Et sur les coffres de Ramgoolam, quel est votre avis ?
Tout le monde était choqué. Moi, y compris. Je me pose alors une question : croyez-vous que ce problème survienne uniquement chez Ramgoolam ? Qui va croire que chez le MSM il n’y a pas de coffre-fort ? À défaut, il y a des armoires ou d’autres endroits. Le vrai débat, c’est la clarté, le financement des partis politiques, la transparence. Il faut une loi solide. Sur les baz, l’argent peut circuler d’une certaine façon, pour animer les choses. On donne mais d’une façon calculée et mesurée. Il faut veiller à instaurer une rigueur.

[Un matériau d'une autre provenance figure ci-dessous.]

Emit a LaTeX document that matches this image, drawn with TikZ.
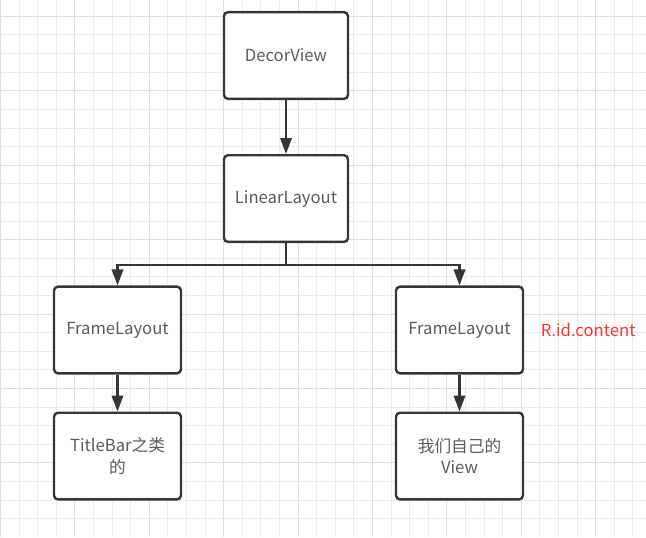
\documentclass[tikz,border=0pt]{standalone}
\usepackage{fontspec}
\setmainfont{Noto Sans CJK SC}
\usetikzlibrary{arrows.meta,positioning}
\definecolor{gridminor}{HTML}{EBEBEB}
\definecolor{gridmajor}{HTML}{DEDEDE}
\definecolor{boxline}{HTML}{363636}
\definecolor{boxtext}{HTML}{5C5C5C}
\definecolor{ridred}{HTML}{FF3030}

\begin{document}
\begin{tikzpicture}[
  x=0.75pt,y=0.75pt,
  node distance=40pt,
  box/.style={draw=boxline,fill=white,line width=1.8pt,rounded corners=3pt,
              minimum width=93pt,minimum height=65pt,align=center,
              text=boxtext,font=\fontsize{12.5}{16}\selectfont},
  wide/.style={minimum width=95.25pt},
  arr/.style={-{Triangle[length=12pt,width=8.5pt]},line width=1.8pt,color=boxline},
  note/.style={font=\fontsize{12.5}{16}\selectfont,text=ridred}
]
\useasboundingbox (0,0) rectangle (646,537);
% background grid
\foreach \k in {0,...,34}
  \draw[gridminor,line width=0.75pt] (0.5+18.6*\k,0) -- (0.5+18.6*\k,537);
\foreach \k in {0,...,27}
  \draw[gridminor,line width=0.75pt] (0,520.6-18.6*\k) -- (646,520.6-18.6*\k);
\foreach \k in {0,4,...,32}
  \draw[gridmajor,line width=0.75pt] (0.5+18.6*\k,0) -- (0.5+18.6*\k,537);
\foreach \k in {0,4,...,24}
  \draw[gridmajor,line width=0.75pt] (0,520.6-18.6*\k) -- (646,520.6-18.6*\k);

% tree
\node[box] (dec) at (286,481.5) {DecorView};
\node[box,below=40.5pt of dec] (lin) {LinearLayout};
\node[box,wide] (frL) at (117.5,207) {FrameLayout};
\node[box,wide] (frR) at (459.5,207) {FrameLayout};
\node[box,wide,below=27.75pt of frL] (title) {TitleBar之类\\的};
\node[box,wide,below=27.75pt of frR] (own) {我们自己的\\View};
\node[note,right=9pt of frR] (rid) {R.id.content};

\draw[arr] (dec) -- (lin);
\draw[arr] (lin.south) -- ++(0,-22) -| (frL.north);
\draw[arr] (lin.south) -- ++(0,-22) -| (frR.north);
\draw[arr] (frL) -- (title);
\draw[arr] (frR) -- (own);
\end{tikzpicture}
\end{document}
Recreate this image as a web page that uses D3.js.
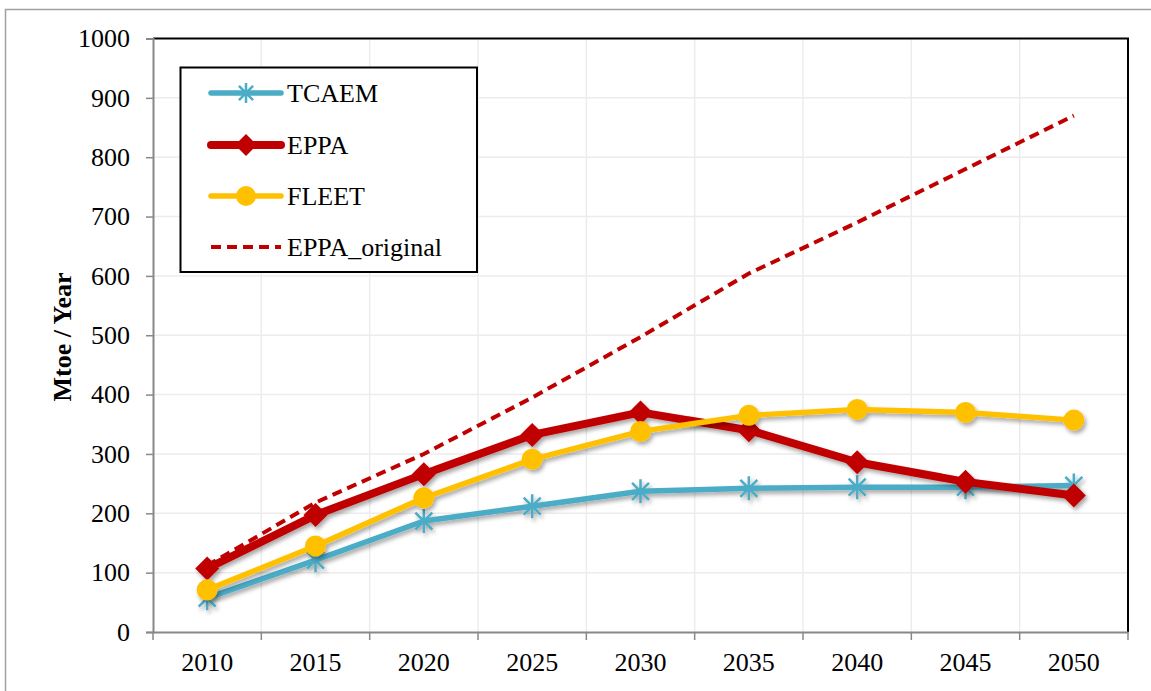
<!DOCTYPE html>
<html>
<head>
<meta charset="utf-8">
<script src="https://cdn.jsdelivr.net/npm/d3@7"></script>
<style>
  html, body { margin: 0; padding: 0; background: #fff; }
  svg { display: block; }
  text { font-family: "Liberation Serif", "Times New Roman", serif; fill: #000; }
</style>
</head>
<body>
<svg id="chart" width="1151" height="691"></svg>
<script>
// ---- data ----
const years = ["2010", "2015", "2020", "2025", "2030", "2035", "2040", "2045", "2050"];
const tcaem = [57, 121, 187, 212, 237, 242, 244, 244, 247];
const eppa = [107, 197, 266, 332, 370, 340, 286, 253, 230];
const fleet = [71, 145, 226, 291, 338, 365, 375, 370, 357];
const eppaOriginal = [112, 218, 300, 395, 497, 604, 690, 780, 870];
const yTicks = [0, 100, 200, 300, 400, 500, 600, 700, 800, 900, 1000];
const seriesNames = ["TCAEM", "EPPA", "FLEET", "EPPA_original"];
const yTitle = "Mtoe / Year";

(function () {
// ---- setup ----
const svg = d3.select("#chart");
const pL = 153, pR = 1128, pT = 38.5, pB = 632;
const x = d3.scaleBand().domain(years).range([pL, pR]).padding(0);
const y = d3.scaleLinear().domain([0, 1000]).range([pB, pT]);
const cx = d => x(d) + x.bandwidth() / 2;

const defs = svg.append("defs");
const f = defs.append("filter").attr("id", "shadow")
  .attr("x", "-20%").attr("y", "-20%").attr("width", "140%").attr("height", "140%");
f.append("feDropShadow").attr("dx", 2).attr("dy", 3).attr("stdDeviation", 2)
  .attr("flood-color", "#000").attr("flood-opacity", 0.35);

// outer frame
svg.append("rect").attr("x", 5.5).attr("y", 9.5).attr("width", 1300).attr("height", 900)
  .attr("fill", "none").attr("stroke", "#a0a0a0").attr("stroke-width", 1.5);

// gridlines
const grid = svg.append("g");
grid.selectAll("line.h").data(yTicks.filter(t => t > 0 && t < 1000)).join("line")
  .attr("x1", pL).attr("x2", pR)
  .attr("y1", d => y(d)).attr("y2", d => y(d))
  .attr("stroke", "#ececec").attr("stroke-width", 1.5);
grid.selectAll("line.v").data(years.slice(1)).join("line")
  .attr("x1", d => x(d)).attr("x2", d => x(d))
  .attr("y1", pT).attr("y2", pB)
  .attr("stroke", "#ececec").attr("stroke-width", 1.5);

// top/right border
svg.append("path")
  .attr("d", `M${pL},${pT}H${pR}V${pB}`)
  .attr("fill", "none").attr("stroke", "#000").attr("stroke-width", 2);

// y axis
const yAxis = svg.append("g").attr("transform", `translate(${pL},0)`)
  .call(d3.axisLeft(y).tickValues(yTicks).tickSize(7).tickPadding(16).tickFormat(d3.format("d")));
yAxis.select(".domain").attr("stroke", "#888").attr("stroke-width", 2);
yAxis.selectAll(".tick line").attr("stroke", "#888").attr("stroke-width", 1.5);
yAxis.selectAll(".tick text").attr("font-size", 26).attr("font-family", "Liberation Serif").attr("fill", "#000");

// x axis
const xAxis = svg.append("g").attr("transform", `translate(0,${pB})`)
  .call(d3.axisBottom(x).tickSize(0).tickPadding(21));
xAxis.select(".domain").attr("stroke", "#888").attr("stroke-width", 2);
xAxis.selectAll(".tick text").attr("font-size", 26).attr("font-family", "Liberation Serif").attr("fill", "#000");
// boundary ticks
svg.append("g").selectAll("line").data(x.domain().map(d => x(d)).concat([pR])).join("line")
  .attr("x1", d => d).attr("x2", d => d).attr("y1", pB).attr("y2", pB + 8)
  .attr("stroke", "#888").attr("stroke-width", 1.5);

// y title
svg.append("text").attr("transform", "translate(71,337) rotate(-90)")
  .attr("text-anchor", "middle").attr("font-size", 26).attr("font-weight", "bold")
  .text(yTitle);

// ---- series ----
const line = d3.line().x((d, i) => cx(years[i])).y(d => y(d));

function starPath(r) {
  const a = r * Math.SQRT1_2;
  return `M0,${-r}V${r}M${-a},${-a}L${a},${a}M${-a},${a}L${a},${-a}`;
}
const diamondPath = r => `M0,${-r}L${r},0L0,${r}L${-r},0Z`;

// TCAEM
const gT = svg.append("g").attr("filter", "url(#shadow)");
gT.append("path").datum(tcaem).attr("d", line).attr("fill", "none")
  .attr("stroke", "#4bacc6").attr("stroke-width", 5.5).attr("stroke-linejoin", "round");
gT.selectAll("path.m").data(tcaem).join("path").attr("class", "m")
  .attr("transform", (d, i) => `translate(${cx(years[i])},${y(d)})`)
  .attr("d", starPath(12)).attr("stroke", "#4bacc6").attr("stroke-width", 2.5).attr("fill", "none");

// EPPA
const gE = svg.append("g").attr("filter", "url(#shadow)");
gE.append("path").datum(eppa).attr("d", line).attr("fill", "none")
  .attr("stroke", "#c00000").attr("stroke-width", 8).attr("stroke-linejoin", "round");
gE.selectAll("path.m").data(eppa).join("path").attr("class", "m")
  .attr("transform", (d, i) => `translate(${cx(years[i])},${y(d)})`)
  .attr("d", diamondPath(12)).attr("fill", "#c00000");

// FLEET
const gF = svg.append("g").attr("filter", "url(#shadow)");
gF.append("path").datum(fleet).attr("d", line).attr("fill", "none")
  .attr("stroke", "#ffc000").attr("stroke-width", 5.5).attr("stroke-linejoin", "round");
gF.selectAll("circle").data(fleet).join("circle")
  .attr("cx", (d, i) => cx(years[i])).attr("cy", d => y(d)).attr("r", 10.5)
  .attr("fill", "#ffc000");

// EPPA_original
svg.append("path").datum(eppaOriginal).attr("d", line).attr("fill", "none")
  .attr("stroke", "#c00000").attr("stroke-width", 4).attr("stroke-dasharray", "10,6");

// ---- legend ----
const lg = svg.append("g");
lg.append("rect").attr("x", 180.5).attr("y", 67.5).attr("width", 296.5).attr("height", 204.5)
  .attr("fill", "#fff").attr("stroke", "#000").attr("stroke-width", 2);
const rowsY = [93, 145, 196, 247];
const lx1 = 211, lx2 = 281, lm = 246;
lg.append("line").attr("x1", lx1).attr("x2", lx2).attr("y1", rowsY[0]).attr("y2", rowsY[0])
  .attr("stroke", "#4bacc6").attr("stroke-width", 5.5).attr("stroke-linecap", "round");
lg.append("path").attr("transform", `translate(${lm},${rowsY[0]})`).attr("d", starPath(10))
  .attr("stroke", "#4bacc6").attr("stroke-width", 2.5);
lg.append("line").attr("x1", lx1).attr("x2", lx2).attr("y1", rowsY[1]).attr("y2", rowsY[1])
  .attr("stroke", "#c00000").attr("stroke-width", 8).attr("stroke-linecap", "round");
lg.append("path").attr("transform", `translate(${lm},${rowsY[1]})`).attr("d", diamondPath(11))
  .attr("fill", "#c00000");
lg.append("line").attr("x1", lx1).attr("x2", lx2).attr("y1", rowsY[2]).attr("y2", rowsY[2])
  .attr("stroke", "#ffc000").attr("stroke-width", 5.5).attr("stroke-linecap", "round");
lg.append("circle").attr("cx", lm).attr("cy", rowsY[2]).attr("r", 10).attr("fill", "#ffc000");
lg.append("line").attr("x1", lx1).attr("x2", lx2).attr("y1", rowsY[3]).attr("y2", rowsY[3])
  .attr("stroke", "#c00000").attr("stroke-width", 4).attr("stroke-dasharray", "10,6");
lg.selectAll("text").data(seriesNames).join("text")
  .attr("x", 287).attr("y", (d, i) => rowsY[i] + 9)
  .attr("font-size", 26).text(d => d);
})();
</script>
</body>
</html>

Pourquoi toutes ces démissions au MMM ?
Obeegadoo et consort ont été poussés à la sortie après un petit mouvement en arrière. Eux n’ont pas pris les devants. Le salut pour ce pays aurait été un regroupement de toutes ces personnes bien pensantes, avec des valeurs allant au-delà des paroles. Par exemple, Obeegadoo ou encore quelquesuns chez Ganoo, tout comme au MMM et au MSM, même si ce n’est pas beaucoup. Si on regroupait ces bonnes volontés-là, on pourrait redonner confiance à la jeunesse. J’ai pensé qu’ils pourraient venir et discuter avec un parti. Le PTr pourrait en être le moteur.

Les réformes éducatives ont toujours été vivement critiquées. Et là, on arrive avec le Primary School Achievement Certificate (PSAC). Est-ce la solution ?
C’est quoi ce Nine-Year Schooling-là ? C’était préconisé par le gouvernement travailliste. J’étais ministre de l’Éducation. C’était mon bébé. J’ai fait tout ce qu’il fallait…

On vous a donc volé votre «bébé» ?
On ne me l’a pas volé. On me l’a pris. La démocratie l’exige. Ils ont pris le même programme et fait quelques petits ajustements, genre un millième. La preuve ? Le gouvernement est arrivé en décembre 2014. En mars 2015, la ministre va à la télévision et dévoile sa réforme. En trois mois, cela peut se faire ? Tout avait été fait avant.

Je ne voulais plus de la rat race. Leur changement engendre beaucoup plus de problèmes, surtout des leçons privées illégales. On a enlevé le Certificate of Primary Education et remplacé par le PSAC. Quelle différence ? Zanfan pou lager pou gagn bon kolez. Léson gramatin midi tanto. Le seul changement : au lieu du territoire, l’élève sera limité à la zone.